Turkey's total vehicle production fell from 1.17m units in 2008 to just 884,000 the following year. Although by last year production had bounced back to 96% of pre-crisis levels, figures from Turkey's Automobile Distributors Association (ODD) for the first quarter show domestic sales of automobile and commercial vehicles fell 24.5% on an annual basis.

It's in this market that Sancak has bought BMC. "Turkey remains a very tight market for commercial vehicle manufacturers and 2014 looks like it will be a difficult year," says Onur Marsan, automotive analyst at Istanbul brokerage Garanti Yatirim.

Yet the transaction also has a political edge. While the sale of BMC to a new owner should solve the short-term cash flow problems, it will also offer an opportunity for the company to fulfil a long-term ambition of PM Erdogan for the development of an all Turkish passenger car.

While BMC and other small manufacturers have both designed and produced specialist vehicles, to date all of the passenger cars and the mass production commercial vehicles produced in Turkey have been designed by major international manufacturers.
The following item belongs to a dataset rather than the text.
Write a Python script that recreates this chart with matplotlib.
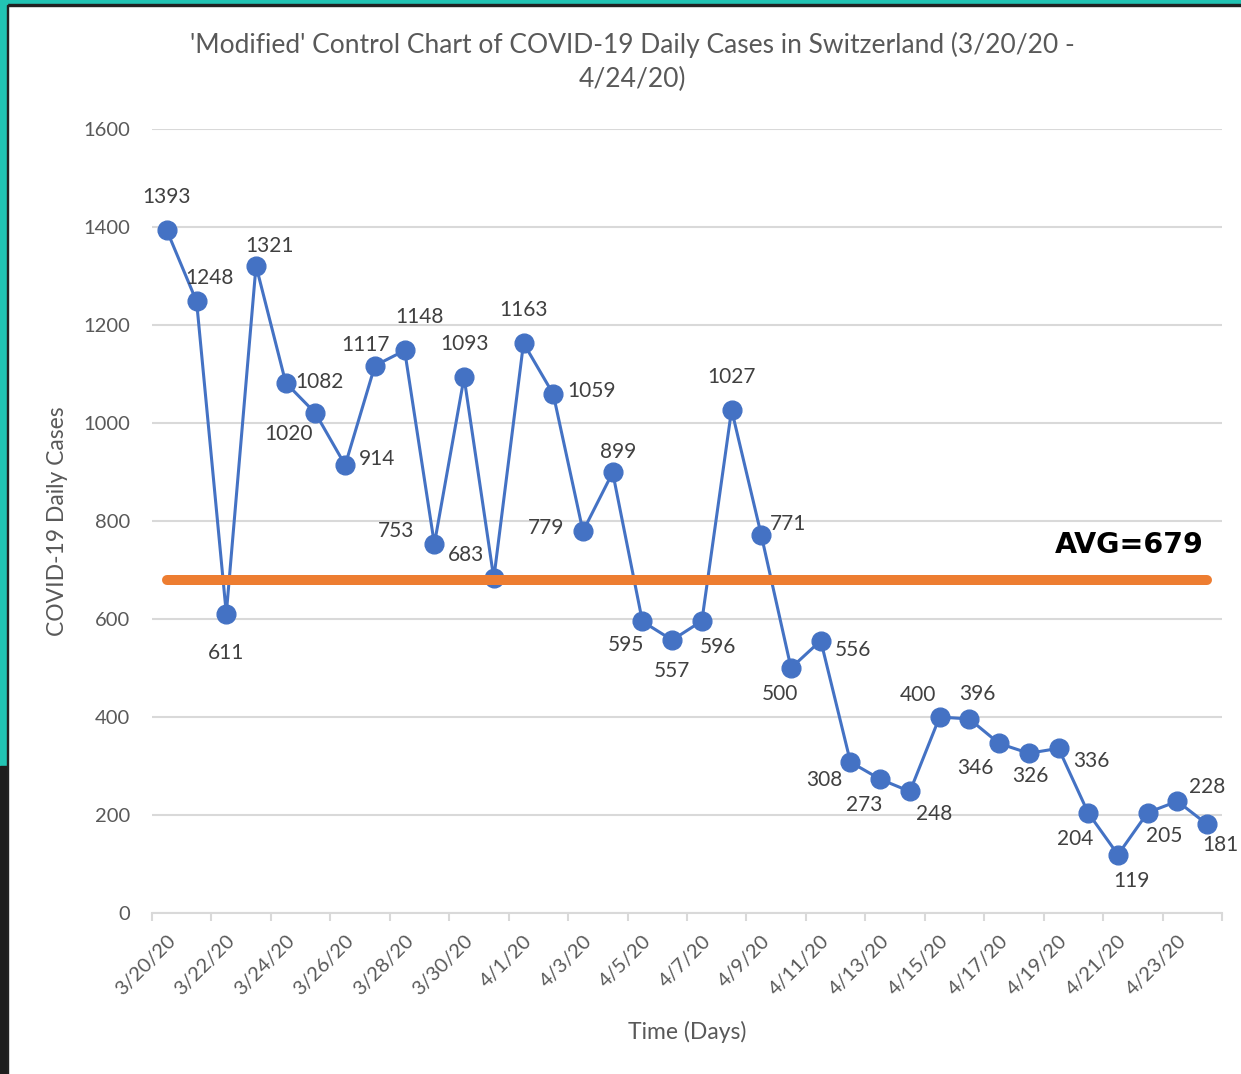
import matplotlib
matplotlib.use('Agg')
import matplotlib.pyplot as plt
from matplotlib.patches import Rectangle
import numpy as np

# daily cases, 3/20/20 - 4/24/20
dates = ['3/20/20', '3/21/20', '3/22/20', '3/23/20', '3/24/20', '3/25/20',
         '3/26/20', '3/27/20', '3/28/20', '3/29/20', '3/30/20', '3/31/20',
         '4/1/20', '4/2/20', '4/3/20', '4/4/20', '4/5/20', '4/6/20',
         '4/7/20', '4/8/20', '4/9/20', '4/10/20', '4/11/20', '4/12/20',
         '4/13/20', '4/14/20', '4/15/20', '4/16/20', '4/17/20', '4/18/20',
         '4/19/20', '4/20/20', '4/21/20', '4/22/20', '4/23/20', '4/24/20']
cases = [1393, 1248, 611, 1321, 1082, 1020, 914, 1117, 1148, 753, 1093, 683,
         1163, 1059, 779, 899, 595, 557, 596, 1027, 771, 500, 556, 308,
         273, 248, 400, 396, 346, 326, 336, 204, 119, 205, 228, 181]
avg = 679

# label offsets in pixels (dx, dy), screen y pointing down
lbl_off = [(0, -35), (13, -25), (0, 37), (13, -22), (34, -3), (-27, 19),
           (32, -8), (-9, -23), (15, -35), (-38, -15), (0, -35), (-28, -25),
           (0, -35), (38, -5), (-37, -5), (5, -22), (-16, 22), (0, 29),
           (16, 24), (0, -35), (27, -13), (-11, 24), (32, 7), (-26, 16),
           (-16, 24), (24, 21), (-22, -24), (8, -27), (-24, 23), (2, 21),
           (33, 11), (-13, 24), (13, 24), (16, 21), (30, -16), (13, 19)]

plt.rcParams['font.family'] = ['Lato', 'DejaVu Sans']

W, H = 1241, 1074
fig = plt.figure(figsize=(W / 100, H / 100), dpi=100)
ax = fig.add_axes([152 / W, 161 / H, 1070 / W, 784 / H])

x = np.arange(len(cases))
ax.plot(x, cases, color='#4472C4', linewidth=2.2, marker='o', markersize=13.5, zorder=3)
ax.plot(x, [avg] * len(x), color='#ED7D31', linewidth=7.2, solid_capstyle='round', zorder=4)

for xi, v, (dx, dy) in zip(x, cases, lbl_off):
    ax.annotate(str(v), (xi, v), xytext=(dx * 0.72, -(dy + 2) * 0.72), textcoords='offset points',
                ha='center', va='center', fontsize=15, color='#404040', zorder=5)

ax.text(0.983, 752, 'AVG=679', transform=ax.get_yaxis_transform(), ha='right', va='center',
        fontsize=20.5, fontweight='bold', color='black', family='DejaVu Sans')

ax.set_xlim(-0.5, len(cases) - 0.5)
ax.set_ylim(0, 1600)
ax.set_yticks(np.arange(0, 1601, 200))
ax.yaxis.grid(True, color='#d9d9d9', linewidth=1.5)
ax.set_axisbelow(True)
for s in ['top', 'right', 'left']:
    ax.spines[s].set_visible(False)
ax.spines['bottom'].set_color('#d9d9d9')
ax.spines['bottom'].set_linewidth(1.5)

ax.tick_params(axis='y', length=0, pad=16, labelsize=14.5, labelcolor='#595959')
ax.set_xticks(x[::2])
ax.set_xticklabels(dates[::2], rotation=45, ha='right', va='top', rotation_mode='anchor')
ax.tick_params(axis='x', which='major', length=0, pad=14, labelsize=14.5, labelcolor='#595959')
ax.set_xticks(np.arange(-0.5, len(cases), 2), minor=True)
ax.tick_params(axis='x', which='minor', length=6, width=1.5, color='#d9d9d9')

ax.text(0.5, -0.152, 'Time (Days)', transform=ax.transAxes, ha='center', va='center',
        fontsize=16.5, color='#595959')
ax.text(-0.0879, 0.5, 'COVID-19 Daily Cases', transform=ax.transAxes, ha='center', va='center',
        rotation=90, fontsize=16.5, color='#595959')

fig.text(632 / W, 1 - 45 / H, "'Modified' Control Chart of COVID-19 Daily Cases in Switzerland (3/20/20 -",
         ha='center', va='center', fontsize=19, color='#595959')
fig.text(632 / W, 1 - 79 / H, '4/24/20)', ha='center', va='center', fontsize=19, color='#595959')

# frame around the chart
teal = '#22C4B4'
fig.add_artist(Rectangle((0, 1 - 5 / H), 1, 5 / H, transform=fig.transFigure, color=teal, zorder=10))
fig.add_artist(Rectangle((0, 1 - 6 / H), 1, 1.6 / H, transform=fig.transFigure, color='#222222', zorder=10))
fig.add_artist(Rectangle((0, 0), 7 / W, 1, transform=fig.transFigure, color=teal, zorder=10))
fig.add_artist(Rectangle((0, 0), 7 / W, (H - 766) / H, transform=fig.transFigure, color='#1e1e1e', zorder=11))
fig.add_artist(Rectangle((6.5 / W, 0), 1.6 / W, 1 - 5 / H, transform=fig.transFigure, color='#222222', zorder=11))

fig.savefig('out.png', dpi=100)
Fiat, Renault, Hyundai, Toyota and Honda all produce passenger vehicles in Turkey, either with local partners or alone, while Ford, Mercedes Benz and Man produce commercial vehicles on the same terms. Turkey's Karsan produces light commercial vehicles and buses under license from a number of manufacturers.

Turkish manufacturers have been trying for over a decade to increase the level of local content in their vehicles and to boost their own R&D facilities helped by government incentive schemes. That ambition is boosted by some projections that the domestic vehicle market could top 1m by this year.

The government has been pushing for an entirely Turkish model, along the same lines as Malaysia's Proton, which can be sold on both on domestic and international markets. Officials from Sancak's companies declined to respond to questions from bne as to whether there are plans to develop such a vehicle. However the businessman's reported close relations with Erdogan suggest that such a venture will probably be raised.

Analysts, however, point out that it would face an uphill struggle to be commercially viable. They point to weak demand for existing vehicle models from Turkey's key European markets, while a recent increase in special consumption taxes ramps-up the levy on a new car to a minimum of 45% of cost price. In addition, draft legislation to limit automobile loans to a maximum of 70% of the price has also been drawn up.